IMF Article Predicts New World Order

The Daily BellOctober 6, 2010

Dominique Strauss-kahn
Germany Opposed To Unconditional IMF Safety Nets ... Germany is opposed to the setting up of 'global financial safety nets' under the aegis of the International Monetary Fund, a Deutsche Bundesbank official said Tuesday. The official told journalists that the mechanisms proposed by the G-20 group of nations, would create moral hazard by obliging countries to provide unlimited liquidity without conditions in times of financial stress. The comments come as the German delegation prepares to fly to Washington DC for the autumn meetings of the IMF and World Bank ... The IMF's willingness to provide loans under the PCL to countries which, in its own words, "may not meet the FCL's high qualification limits" appears to have raised hackles at the Bundesbank, which has consistently opposed any dilution of the IMF's principles of only lending against strict commitments to sustainable fiscal and monetary policy. The initiative to expand such "safety nets" is part of the G-20's efforts to make the international financial system more stable. It has been promoted by South Korea and has received some limited support from France and U.K. – WSJournal.com

Dominant Social Theme: The world needs a central bank and the IMF is ready to be one.
Free-Market Analysis: As we have written plenty of times before, it's startling to see how fast the Anglo-American power elite is willing to move now toward a more specific and comprehensive global governance. When we read this article, even just the beginning, it was obvious to us what was going on. And then we came to this sentence: "It means a de facto obligation to provide unlimited liquidity in euros...but the IMF is not a central bank for the world." Exactly. Is there a sub dominant social theme in the article. Perhaps so: "Pushback will continue but the IMF's expanded role is inevitable.
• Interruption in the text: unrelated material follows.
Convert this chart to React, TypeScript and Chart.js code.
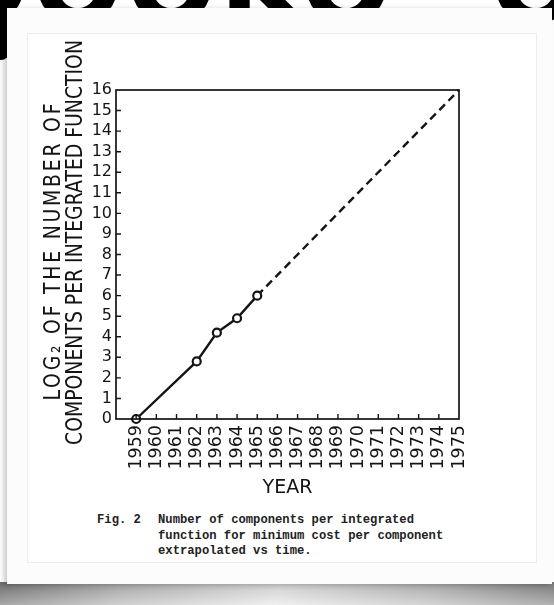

Indeed, the IMF is being cast in some places as an inevitable precursor to a world central bank. It need only graduate from SDRs to bancors and then expand its monetary authority. Of course we've covered this evolution in the past, but we didn't take it very seriously. The world moves slowly and is a complex place. But as we've seen (and commented on) over the past year, the Anglo-American elite seems to have shed any inhibitions about moving slowly or deliberately toward global governance goals.

It is in a race of some sort, though who or what it is running from or towards is not clear. But in picking up the pace in a kind of mad dash toward some unseen finish line, it is abandoning at least a century of deliberate, promotional construction designed to bring Western citizens in line with its goals. We've written we have no explanation. Let's say for argument's sake there are 6,000 in the ranks of the Anglo American familial elite. That still leaves six billion people that one needs to "bring along" presumably. But convincing people seems about the last thing on the mind of elite these days so far as we can tell. In aggregate, it gallops madly forward, careening out of control, oblivious to obstacles, increasingly leaving a trail of ruin behind.